Is sum of products (2 * 3 + 2 * 4) a normal form? This expression can be reduced furthre more because fully reduced expression would be 14. I don't understand why sum of products and cardinality of it are related to be normal form.


Solution

  • Let's declare ourselves some types to represent the numbers:

    data Two = OneOfTwo | TwoOfTwo
    data Three = OneOfThree | TwoOfThree | ThreeOfThree
    data Four = ... (similar)
    

    Now we can see that the number of possible values of type Two is, in fact, 2. Same for Three, Four, and Seven.

    Now if we construct a sum type:

    data A = A Two
    

    This type just straight up wraps a value of Two, so the number of possible values of A is also 2. So far so good?

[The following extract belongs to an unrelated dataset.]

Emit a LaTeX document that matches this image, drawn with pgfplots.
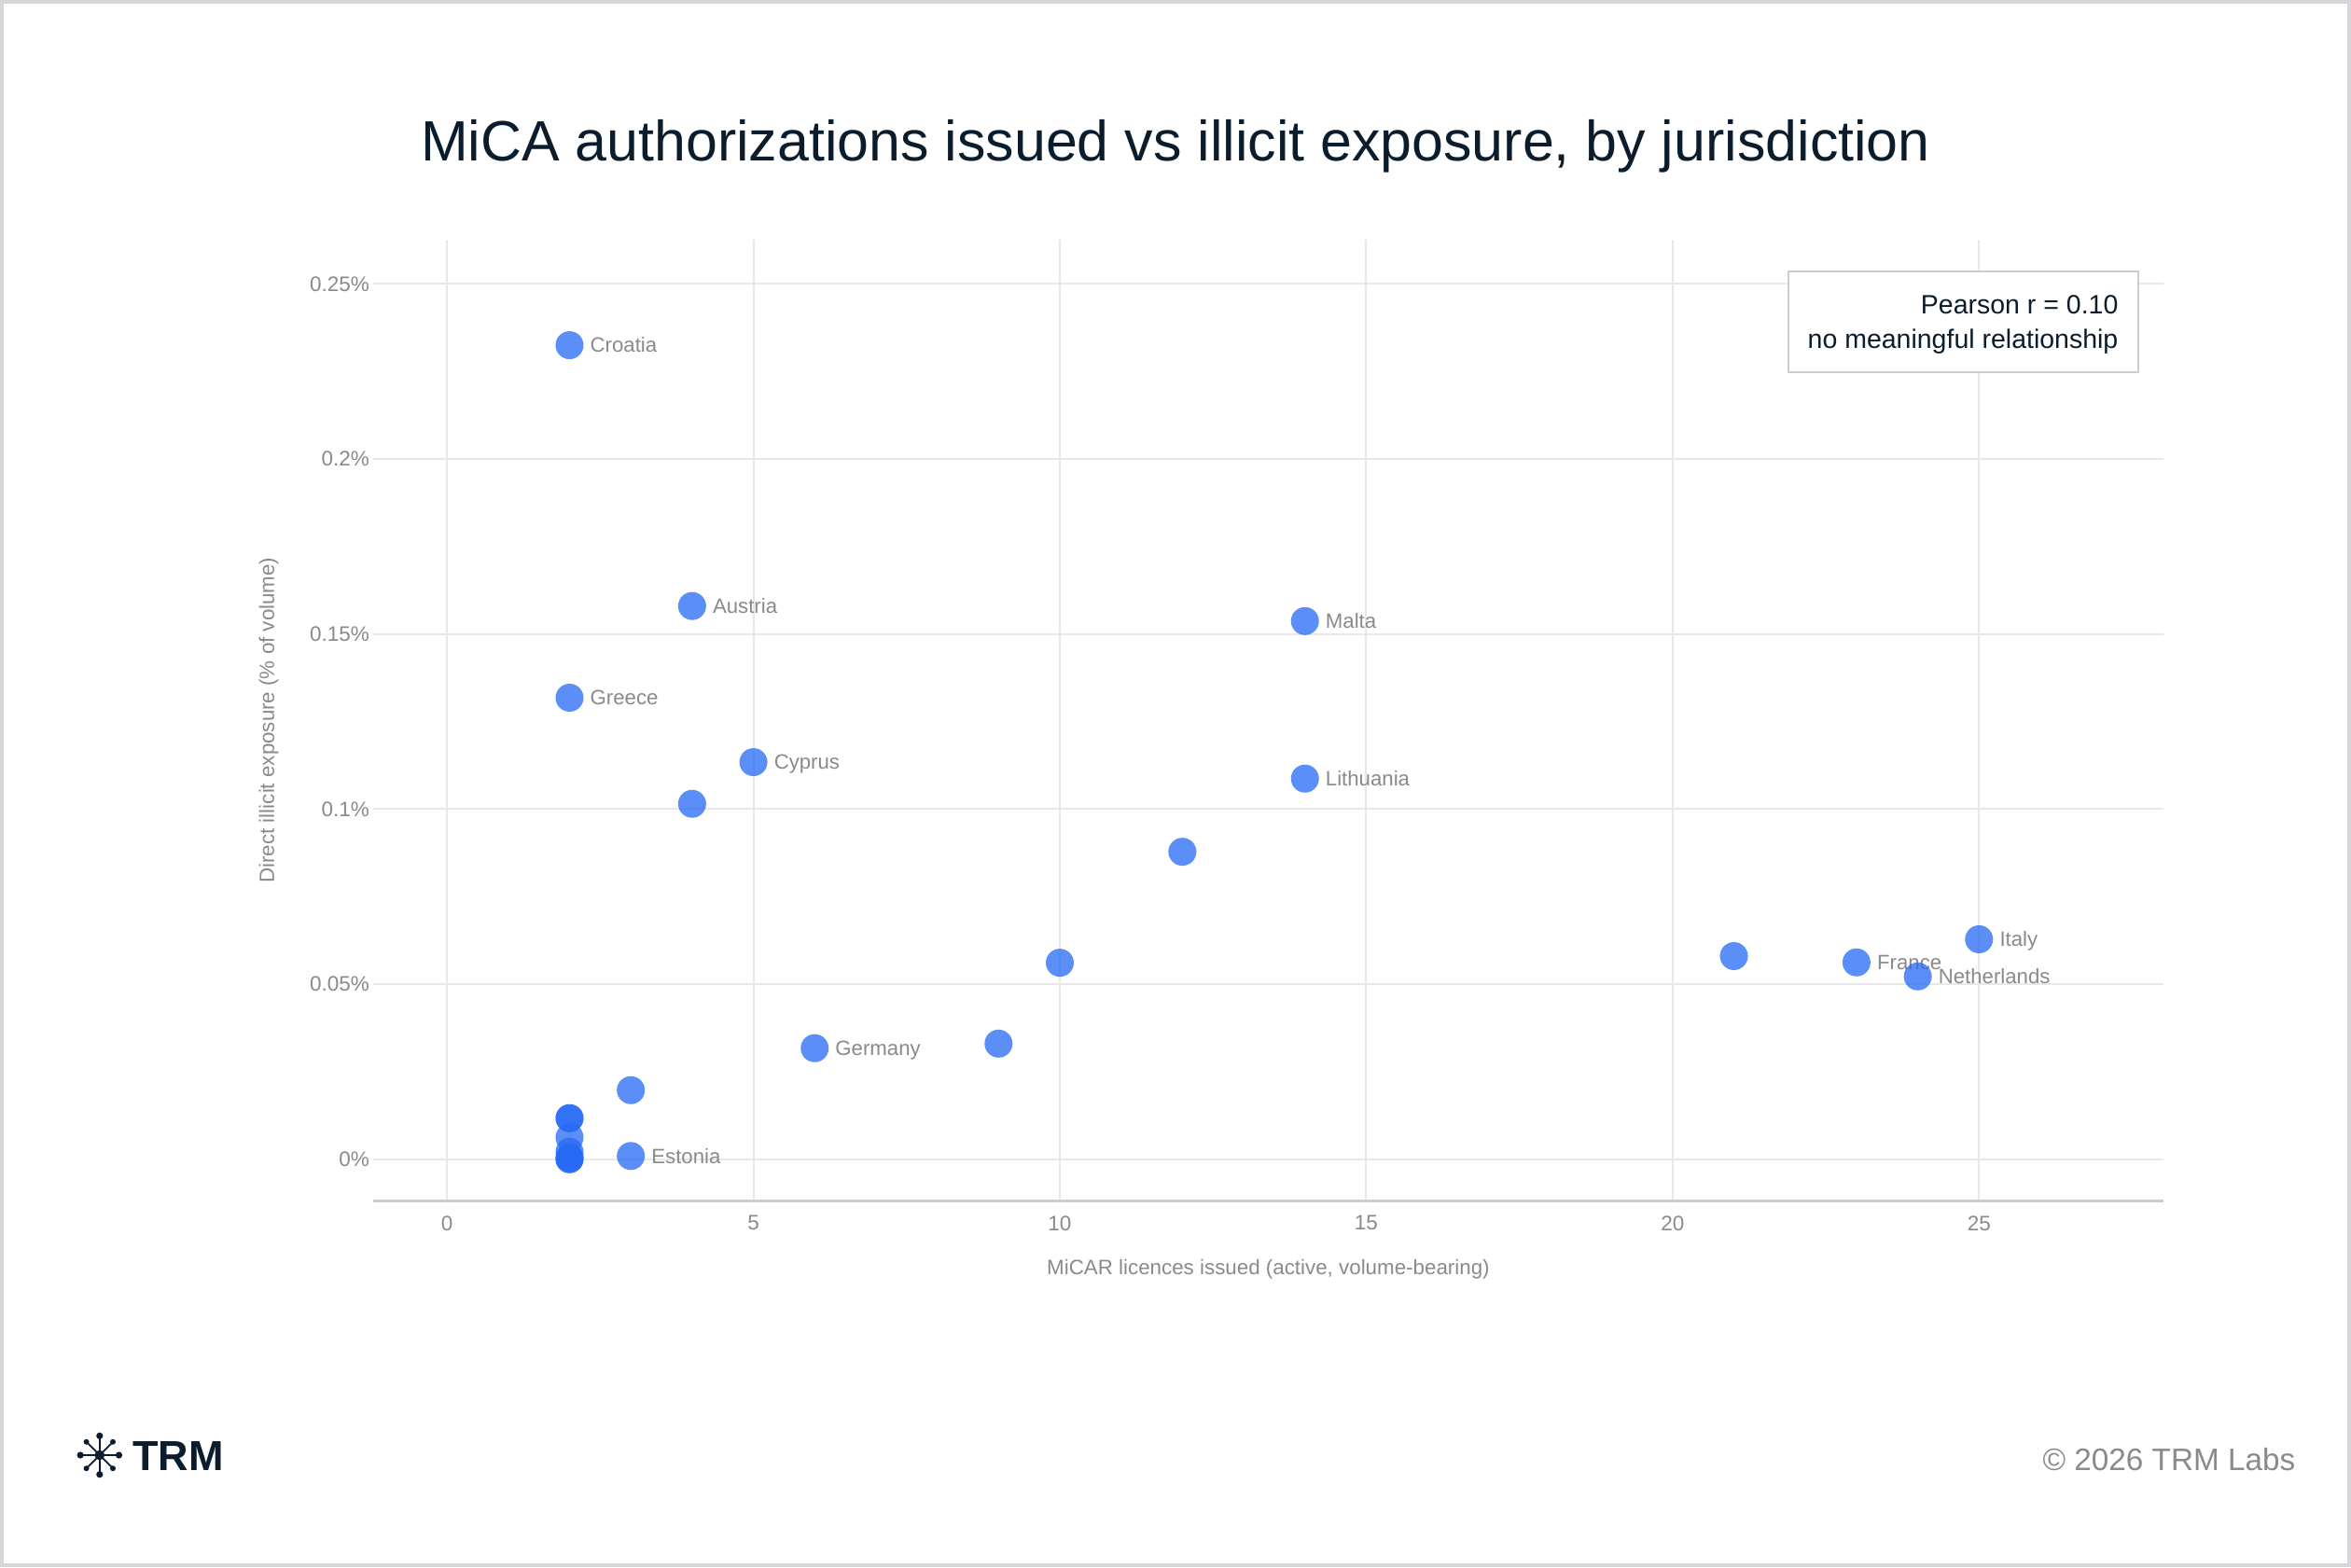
\documentclass[border=0pt]{standalone}
\usepackage{fontspec}
\setmainfont{Liberation Sans}
\usepackage{pgfplots}
\pgfplotsset{compat=1.18}
\definecolor{navy}{HTML}{0B1D2C}
\definecolor{ticktxt}{HTML}{8A8A8A}
\definecolor{gridc}{HTML}{E8E8E8}
\definecolor{axisc}{HTML}{CCCCCC}
\definecolor{dotc}{RGB}{37,105,245}
\definecolor{framec}{HTML}{D6D6DA}
\begin{document}
\begin{tikzpicture}
\useasboundingbox (0,0) rectangle (840pt,560pt);
\fill[framec] (0,0) rectangle (840pt,560pt);
\fill[white] (1.4pt,1.4pt) rectangle (838.6pt,558.6pt);
\begin{axis}[
  at={(133.3pt,131pt)}, anchor=south west,
  scale only axis, width=639.7pt, height=343.3pt,
  xmin=-1.206, xmax=28.01, ymin=-0.01181, ymax=0.2626,
  axis line style={draw=none},
  major tick length=0pt,
  xtick={0,5,10,15,20,25},
  ytick={0,0.05,0.1,0.15,0.2,0.25},
  yticklabels={0\%,0.05\%,0.1\%,0.15\%,0.2\%,0.25\%},
  /pgf/number format/assume math mode=true,
  grid=major,
  major grid style={draw=gridc, line width=0.65pt},
  ticklabel style={font=\fontsize{7.5}{9}\selectfont, text=ticktxt},
  xticklabel style={anchor=north, inner sep=0pt, yshift=-5.3pt},
  yticklabel style={anchor=east, inner xsep=1.1pt, inner ysep=0pt},
  xlabel={MiCAR licences issued (active, volume-bearing)},
  ylabel={Direct illicit exposure (\% of volume)},
  xlabel style={at={(axis description cs:0.5,-0.0775)}, anchor=base, font=\fontsize{7.45}{9}\selectfont, text=ticktxt},
  ylabel style={at={(axis description cs:-0.0583,0.5)}, anchor=center, rotate=0, font=\fontsize{7.45}{9}\selectfont, text=ticktxt},
  clip=false,
]
% labels
\addplot[draw=none, mark=none, nodes near coords, point meta=explicit symbolic,
  nodes near coords style={anchor=base west, inner sep=0pt, xshift=7.2pt, yshift=-2.6pt, font=\fontsize{7.4}{9}\selectfont, text=ticktxt}]
coordinates {
 (2,0.2325) [Croatia]
 (2,0.1318) [Greece]
 (4,0.1580) [Austria]
 (5,0.1134) [Cyprus]
 (14,0.1537) [Malta]
 (14,0.1087) [Lithuania]
 (6,0.0317) [Germany]
 (3,0.0009) [Estonia]
 (23,0.0562) [France]
 (24,0.0522) [Netherlands]
 (25,0.0628) [Italy]
};
% points
\addplot[only marks, mark=*, color=dotc, mark size=5pt, mark options={fill=dotc, draw=dotc, draw opacity=0, fill opacity=0.75}]
coordinates {
 (2,0.2325) (2,0.1318) (2,0.0117) (2,0.0117) (2,0.0062) (2,0.0021) (2,0.0005) (2,0.0) (2,0.0)
 (3,0.0197) (3,0.0009)
 (4,0.1580) (4,0.1015)
 (5,0.1134)
 (6,0.0317)
 (9,0.0330)
 (10,0.0561)
 (12,0.0878)
 (14,0.1537) (14,0.1087)
 (21,0.0580)
 (23,0.0562)
 (24,0.0522)
 (25,0.0628)
};
\draw[axisc, line width=1pt] (rel axis cs:0,0) -- (rel axis cs:1,0);
\end{axis}
% title
\node[anchor=base, text=navy, font=\fontsize{20.3}{24}\selectfont, inner sep=0pt] at (420pt,502.5pt) {MiCA authorizations issued vs illicit exposure, by jurisdiction};
% annotation box
\draw[fill=white, draw=axisc, line width=0.6pt] (639pt,427pt) rectangle (764pt,463pt);
\node[anchor=base east, inner sep=0pt, text=navy, font=\fontsize{9.5}{11}\selectfont] at (757pt,447.9pt) {Pearson r = 0.10};
\node[anchor=base east, inner sep=0pt, text=navy, font=\fontsize{9.5}{11}\selectfont] at (757pt,435.4pt) {no meaningful relationship};
% logo
\begin{scope}[shift={(35.6pt,40pt)}, navy]
  \foreach \a in {0,90,180,270} {
    \draw[line width=0.6pt] (0,0) -- (\a:6.9pt);
    \fill (\a:6.9pt) circle (1.2pt);
  }
  \foreach \a in {45,135,225,315} {
    \draw[line width=0.6pt] (0,0) -- (\a:6.7pt);
    \fill (\a:6.7pt) circle (1pt);
  }
  \fill (0,0) circle (1.8pt);
\end{scope}
\node[anchor=base west, inner sep=0pt, text=navy, font=\fontsize{15}{18}\selectfont\bfseries] at (47.2pt,34.4pt) {TRM};
% copyright
\node[anchor=base east, inner sep=0pt, text=ticktxt, font=\fontsize{11.1}{13}\selectfont] at (820.3pt,34.4pt) {\textcopyright{} 2026 TRM Labs};
\end{tikzpicture}
\end{document}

    Now let's construct a more complex one:

    data B = B1 Three | B2 Four
    

    Now, this type wraps either a value of type Three or a value of type Four (but not both at the same time!) This means that the number of possible values would be 3 + 4. Following so far?

    Now, going further:

    data C = C Two B
    

    This type wraps two values at the same time - one value of type Two and one value of type B. This means that the number of possible values of C is the number of possible combinations of Two and B, which, as we know from middle-school mathematics, would be their product, or 2 * (3 + 4) = 2 * (7) = 14.

    But here's the trick: we can write down an equivalent type in a different way:

    data CNew = C1 Two Three | C2 Two Four
    

    See what I did there? For CNew, the set of all possible combinations between values of Two, Three, and Four is the same as for C. Look: in both cases it's either a value of Two combined with a value of Three, or it's a value of Two combined with a value of Four. Except in CNew they're combined directly, but in C they're combined via B.

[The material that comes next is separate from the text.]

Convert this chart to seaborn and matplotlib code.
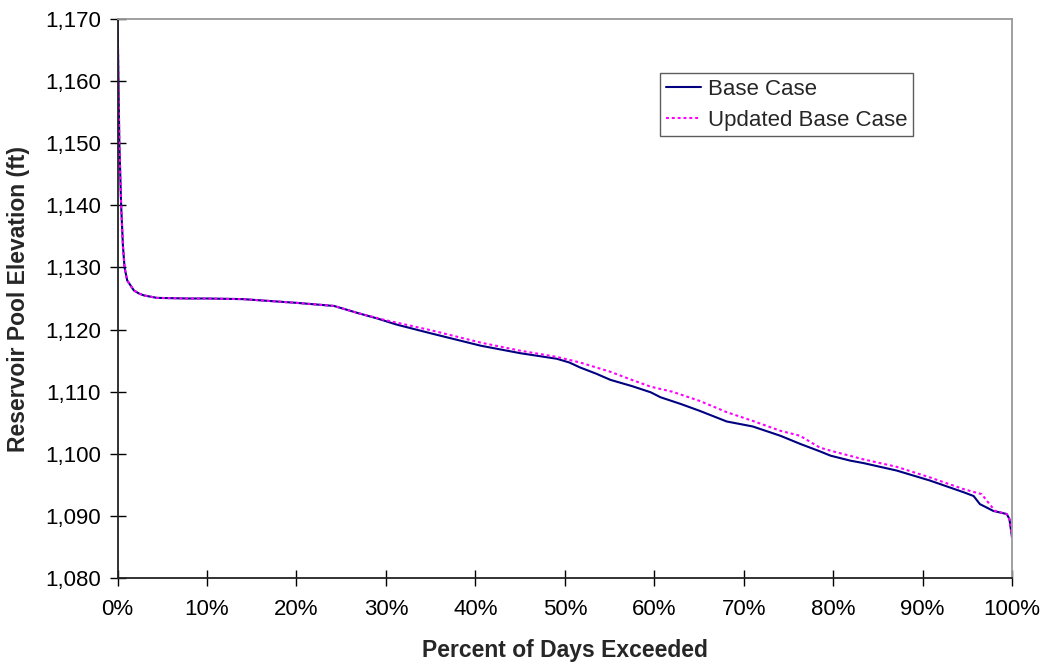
import matplotlib
matplotlib.use("Agg")
import matplotlib.pyplot as plt
import matplotlib.ticker as mticker
import seaborn as sns
import pandas as pd

# Percent of days exceeded (%) and elevation (ft)
base_pct = [0.0, 0.1, 0.2, 0.4, 0.6, 0.78, 1.08, 1.5, 1.82, 2.4, 2.94, 4.4, 7.8, 10.0, 14.0,
            18.0, 20.0, 24.2, 27.0, 29.0, 31.2, 35.0, 40.6, 45.0, 49.1, 50.5, 51.7, 53.5,
            55.1, 57.5, 59.6, 60.7, 63.0, 65.1, 68.1, 71.0, 74.1, 76.3, 78.5, 79.7, 81.9,
            83.4, 87.1, 90.8, 94.6, 95.7, 96.4, 97.9, 99.4, 99.7, 100.0]
base_elev = [1170.0, 1160.0, 1150.0, 1140.0, 1133.5, 1130.0, 1127.9, 1127.0, 1126.3, 1125.8,
             1125.5, 1125.1, 1125.0, 1125.0, 1124.9, 1124.5, 1124.3, 1123.8, 1122.6, 1121.8,
             1120.8, 1119.4, 1117.4, 1116.2, 1115.3, 1114.7, 1113.9, 1112.9, 1111.9, 1110.9,
             1109.9, 1109.1, 1108.0, 1106.9, 1105.2, 1104.4, 1102.9, 1101.6, 1100.4, 1099.7,
             1098.9, 1098.5, 1097.3, 1095.7, 1093.8, 1093.2, 1091.9, 1090.8, 1090.3, 1089.5,
             1086.5]

upd_pct = [0.0, 0.1, 0.2, 0.4, 0.6, 0.78, 1.08, 1.5, 1.82, 2.4, 2.94, 4.4, 7.8, 10.0, 14.0,
           18.0, 20.0, 24.2, 27.0, 30.0, 35.0, 40.6, 45.0, 49.1, 51.7, 55.1, 57.3, 59.6,
           62.0, 65.1, 68.1, 71.0, 74.1, 76.3, 78.5, 79.7, 83.4, 87.1, 90.8, 94.6, 96.6,
           97.2, 98.1, 99.4, 99.7, 100.0]
upd_elev = [1170.0, 1160.0, 1150.0, 1140.0, 1133.5, 1130.0, 1127.9, 1127.0, 1126.3, 1125.8,
            1125.5, 1125.1, 1125.0, 1125.0, 1124.9, 1124.5, 1124.3, 1123.8, 1122.6, 1121.5,
            1119.9, 1117.9, 1116.6, 1115.6, 1114.7, 1113.2, 1112.0, 1110.8, 1110.0, 1108.5,
            1106.7, 1105.3, 1103.7, 1102.9, 1101.0, 1100.5, 1099.1, 1097.9, 1096.2, 1094.3,
            1093.5, 1092.4, 1090.8, 1090.3, 1089.5, 1086.5]

series_names = ["Base Case", "Updated Base Case"]
y_ticks = list(range(1080, 1171, 10))
x_ticks = list(range(0, 101, 10))

sns.set_style("white")
plt.rcParams["font.family"] = ["Liberation Sans", "DejaVu Sans"]

df_base = pd.DataFrame({"pct": base_pct, "elev": base_elev})
df_upd = pd.DataFrame({"pct": upd_pct, "elev": upd_elev})

fig = plt.figure(figsize=(10.45, 6.64), dpi=100)
ax = fig.add_axes([0.1125, 0.1295, 0.856, 0.8419])

sns.lineplot(data=df_base, x="pct", y="elev", ax=ax, color="#000080", lw=1.5,
             estimator=None, sort=False, label=series_names[0])
sns.lineplot(data=df_upd, x="pct", y="elev", ax=ax, color="#FF00FF", lw=1.5,
             estimator=None, sort=False, label=series_names[1],
             linestyle=(0, (1.4, 1.4)))

ax.set_xlim(0, 100)
ax.set_ylim(1080, 1170)
ax.set_xticks(x_ticks)
ax.set_yticks(y_ticks)
ax.xaxis.set_major_formatter(mticker.FuncFormatter(lambda v, p: f"{int(v)}%"))
ax.yaxis.set_major_formatter(mticker.FuncFormatter(lambda v, p: f"{int(v):,}"))
ax.tick_params(axis="both", direction="inout", length=12, width=1, colors="black",
               labelsize=16, bottom=True, left=True)
ax.tick_params(axis="x", pad=9)
ax.tick_params(axis="y", pad=6)

for side in ["left", "bottom"]:
    ax.spines[side].set_color("#222222")
    ax.spines[side].set_linewidth(1.3)
for side in ["top", "right"]:
    ax.spines[side].set_color("#999999")
    ax.spines[side].set_linewidth(1.3)

ax.set_xlabel("Percent of Days Exceeded", fontsize=16.5, fontweight="bold", labelpad=14)
ax.set_ylabel("Reservoir Pool Elevation (ft)", fontsize=16.5, fontweight="bold", labelpad=11)

leg = ax.legend(loc="upper right", bbox_to_anchor=(0.889, 0.903), fontsize=16,
                frameon=True, fancybox=False, handlelength=1.6, handletextpad=0.3,
                borderpad=0.25, labelspacing=0.45, borderaxespad=0)
leg.get_frame().set_edgecolor("#333333")
leg.get_frame().set_linewidth(1.0)

fig.savefig("out.png", dpi=100)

    But the formula for CNew would be different: 2 * 3 + 2 * 4 = (6) + (8) = 14. This is what the book means.

    Now to answer this bit more directly:

    Is sum of products (2 * 3 + 2 * 4) a normal form? This expression can be reduced further more because fully reduced expression would be 14

    This would be true if we were dealing with integer numbers, but we're not. We can rewrite C in the form of CNew, because that gives us all the same possible combinations of values. But we cannot rewrite them as a type that has straight up 14 possible values without combining 2, 3, and 4. That would be a completely new, unrelated type, as opposed to a combination of Two, Three, and Four.

    And a possible terminology misunderstanding:

    Is sum of products (2 * 3 + 2 * 4) a normal form?

    The term "normal form" doesn't mean "the shortest". This term is usually used to denote a form that is very regular, and therefore easier to work with, and, crucially, that can represent all possible cases in the domain. In this case, normal form is defined as a "sum of products".

    Could it be a "product of sums" instead? No, it couldn't, because, while a product of sums can always be converted to a sum of products, the reverse is not always possible, and this means that not every possible type would be representable in the normal form defined as "product of sums".

    Could it be "just the number of possible values", like 14? Again no, because converting to such form loses some information (see above).